Microsoft to address cybersecurity skills dearth with quarter million new jobs
For technology and social enthusiasts, jobs at giants like Microsoft, Google, IBM and Facebook are highly sought-after. Yet, many don’t realize that the same or similar skills can also be applied in what other digital-native companies do, often offering similar packages. Despite this, there is still a big dearth of available skills for tech-related jobs.
As such, a host of big tech companies have been announcing job campaigns in the last few weeks. While Google and IBM are focused on training and upskilling millions in the tech workforce by 2030, Facebook is looking to build its Metaverse empire with 10,000 job offers in the EU.
Microsoft is taking a different job approach. The company is launching a national campaign with US community colleges to help skill and recruit 250,000 people by 2025 into the cybersecurity workforce. The amount represents half of the country’s workforce shortage.
Cyberattacks are rising sharply, especially with state-sponsored hackers and malware targeting US companies and supply chains, the tech behemoth felt the shortage of cybersecurity skills needed to be solved in order to deal with this. According to Brad Smith, Microsoft president and vice-chair, tech companies are responsible to address cybersecurity threats, which is also why they have increased cybersecurity investments and broadened efforts, working closely with government and business leaders across the country.
Earlier this year, Microsoft committed $20 billion over five years to advance our security solutions and protect customers, as well as US$150 million to help US government agencies upgrade protections, and expand our cybersecurity training partnerships. They continue to innovate and bring new solutions to customers and individuals around the globe like passwordless login, identity management, endpoint security, and more.
Smith pointed out that for almost every two cybersecurity positions filled in the United States currently, a third job sits vacant because of a shortage of skilled talent. There are 464,200 open jobs in the United States that require cybersecurity skills, accounting for 6% of all open jobs in the country.
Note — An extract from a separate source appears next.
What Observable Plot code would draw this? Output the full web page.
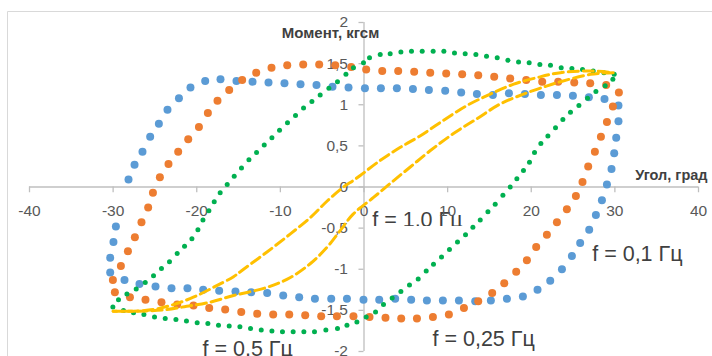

“More than one out of every 20 open jobs in America today is a job that requires cybersecurity skills. And every projection shows that the number of these jobs will grow even more in the years ahead,” said Smith in a blog post.
As such, Microsoft’s four-year campaign to help fill 250,000 cybersecurity jobs in the United States by the middle of this decade, will address half of the nation’s cybersecurity workforce shortage. Microsoft’s initial commitment will:
- make curriculums available free of charge to all of the nation’s public community colleges;
- provide training for new and existing faculty at 150 community colleges; and
- provide scholarships and supplemental resources to 25,000 students.
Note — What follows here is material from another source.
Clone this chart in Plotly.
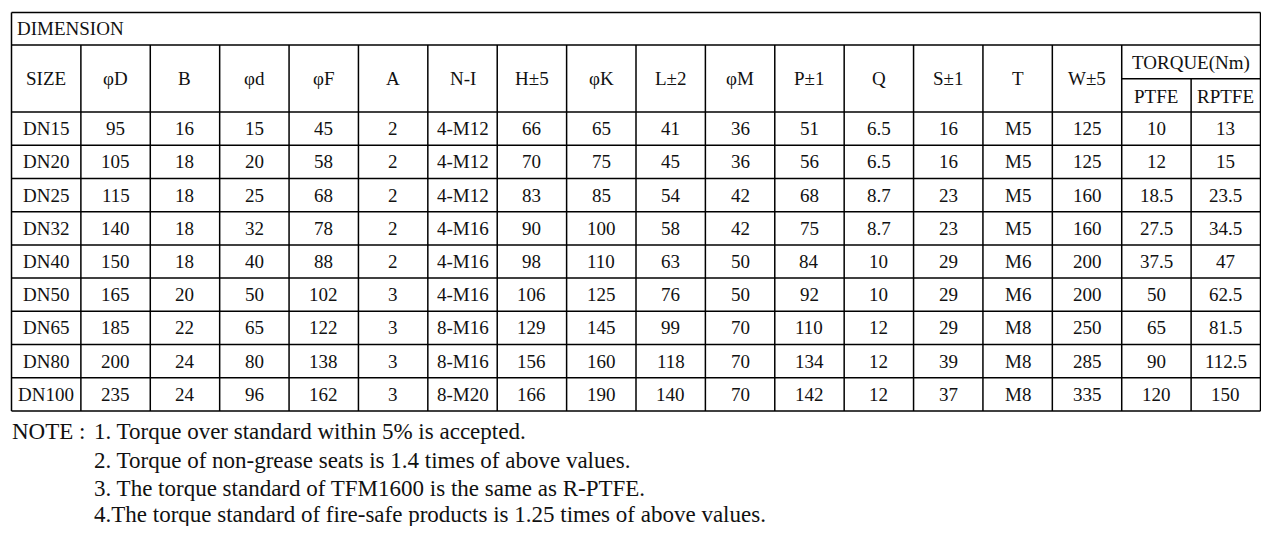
import plotly.graph_objects as go

# table contents
title = "DIMENSION"
headers = ["SIZE", "φD", "B", "φd", "φF", "A", "N-I", "H±5", "φK", "L±2",
           "φM", "P±1", "Q", "S±1", "T", "W±5"]
torque_head = "TORQUE(Nm)"
torque_sub = ["PTFE", "RPTFE"]

size = ["DN15", "DN20", "DN25", "DN32", "DN40", "DN50", "DN65", "DN80", "DN100"]
D = [95, 105, 115, 140, 150, 165, 185, 200, 235]
B = [16, 18, 18, 18, 18, 20, 22, 24, 24]
d = [15, 20, 25, 32, 40, 50, 65, 80, 96]
F = [45, 58, 68, 78, 88, 102, 122, 138, 162]
A = [2, 2, 2, 2, 2, 3, 3, 3, 3]
NI = ["4-M12", "4-M12", "4-M12", "4-M16", "4-M16", "4-M16", "8-M16", "8-M16", "8-M20"]
H = [66, 70, 83, 90, 98, 106, 129, 156, 166]
K = [65, 75, 85, 100, 110, 125, 145, 160, 190]
L = [41, 45, 54, 58, 63, 76, 99, 118, 140]
M = [36, 36, 42, 42, 50, 50, 70, 70, 70]
P = [51, 56, 68, 75, 84, 92, 110, 134, 142]
Q = ["6.5", "6.5", "8.7", "8.7", "10", "10", "12", "12", "12"]
S = [16, 16, 23, 23, 29, 29, 29, 39, 37]
T = ["M5", "M5", "M5", "M5", "M6", "M6", "M8", "M8", "M8"]
W = [125, 125, 160, 160, 200, 200, 250, 285, 335]
PTFE = ["10", "12", "18.5", "27.5", "37.5", "50", "65", "90", "120"]
RPTFE = ["13", "15", "23.5", "34.5", "47", "62.5", "81.5", "112.5", "150"]

note_label = "NOTE :"
notes = ["1. Torque over standard within 5% is accepted.",
         "2. Torque of non-grease seats is 1.4 times of above values.",
         "3. The torque standard of TFM1600 is the same as R-PTFE.",
         "4.The torque standard of fire-safe products is 1.25 times of above values."]

columns = [size, D, B, d, F, A, NI, H, K, L, M, P, Q, S, T, W, PTFE, RPTFE]

# geometry in page pixels (y grows downward)
left, right = 11.5, 1260.5
top, dim_bot, head_mid, head_bot, bottom = 12.5, 45, 78.7, 112, 411
ncol = len(columns)
nrow = len(size)
cw = (right - left) / ncol
rh = (bottom - head_bot) / nrow
xs = [left + i * cw for i in range(ncol + 1)]
ys = [head_bot + j * rh for j in range(nrow + 1)]

FONT = "'Liberation Serif', Tinos, 'Times New Roman', serif"
INK = "#111111"
LW = 1.5
PAD = 8  # body margin of the page

shapes = []


def line(x0, y0, x1, y1):
    shapes.append(dict(type="line", x0=x0, y0=y0, x1=x1, y1=y1,
                       xref="x", yref="y", line=dict(color="black", width=LW)))


# outer box and horizontal rules
line(left, top, right, top)
line(left, dim_bot, right, dim_bot)
line(xs[16], head_mid, right, head_mid)
for y in ys:
    line(left, y, right, y)
line(left, top, left, bottom)
line(right, top, right, bottom)
# vertical rules
for i in range(1, ncol):
    y0 = head_mid if i == 17 else dim_bot
    line(xs[i], y0, xs[i], bottom)

ann = []


def txt(x, y, s, size=19, anchor="center"):
    ann.append(dict(x=x, y=y, text=str(s), showarrow=False, xref="x", yref="y",
                    xanchor=anchor, yanchor="middle",
                    font=dict(family=FONT, size=size, color=INK)))


txt(left + 3, (top + dim_bot) / 2, title, size=19, anchor="left")
for i, h in enumerate(headers):
    txt((xs[i] + xs[i + 1]) / 2, (dim_bot + head_bot) / 2, h)
txt((xs[16] + xs[18]) / 2, (dim_bot + head_mid) / 2 + 1, torque_head)
for k, h in enumerate(torque_sub):
    txt((xs[16 + k] + xs[17 + k]) / 2, (head_mid + head_bot) / 2 + 1, h)

for i, col in enumerate(columns):
    for j, v in enumerate(col):
        txt((xs[i] + xs[i + 1]) / 2, (ys[j] + ys[j + 1]) / 2, v)

note_y = [431, 460, 488, 514]
txt(10, note_y[0], note_label, size=23, anchor="left")
for k, n in enumerate(notes):
    txt(92, note_y[k], n, size=23, anchor="left")

W_PX, H_PX = 1269, 534
fig = go.Figure()
fig.update_layout(
    width=W_PX - 2 * PAD, height=H_PX - 2 * PAD,
    margin=dict(l=0, r=0, t=0, b=0),
    paper_bgcolor="white", plot_bgcolor="white",
    shapes=shapes, annotations=ann,
    xaxis=dict(range=[PAD, W_PX - PAD], visible=False, fixedrange=True),
    yaxis=dict(range=[H_PX - PAD, PAD], visible=False, fixedrange=True),
    showlegend=False,
)
fig.write_html("out.html")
“We believe the steps we’re taking today can make an important contribution to addressing America’s cybersecurity workforce shortage. But we also know that much more is needed. That’s why we are thinking about this effort as not just a program, but a campaign.
“Building on our Microsoft Skills for Jobs global initiative, this new campaign can grow quickly to involve more companies, more nonprofits, and governments at the federal, state, and local levels. With additional volunteers from other companies and added financial resources, we can scale even farther to reach our full national needs,” explained Smith.
Smith added that ultimately, the whole campaign is about getting out and making the case to people across the country to consider the opportunity to pursue a cybersecurity career. This also includes creating a more diverse cybersecurity workforce.
“Great jobs are waiting to be filled. Now we need to recruit the talent and provide the skills that people need,” concluded Smith. As Microsoft looks to plug cybersecurity employment gaps, other tech players will also be hoping their upskilling and reskilling job campaigns will be able to make a difference to critical digital sectors and solve the escalating tech skills shortage problem longer term.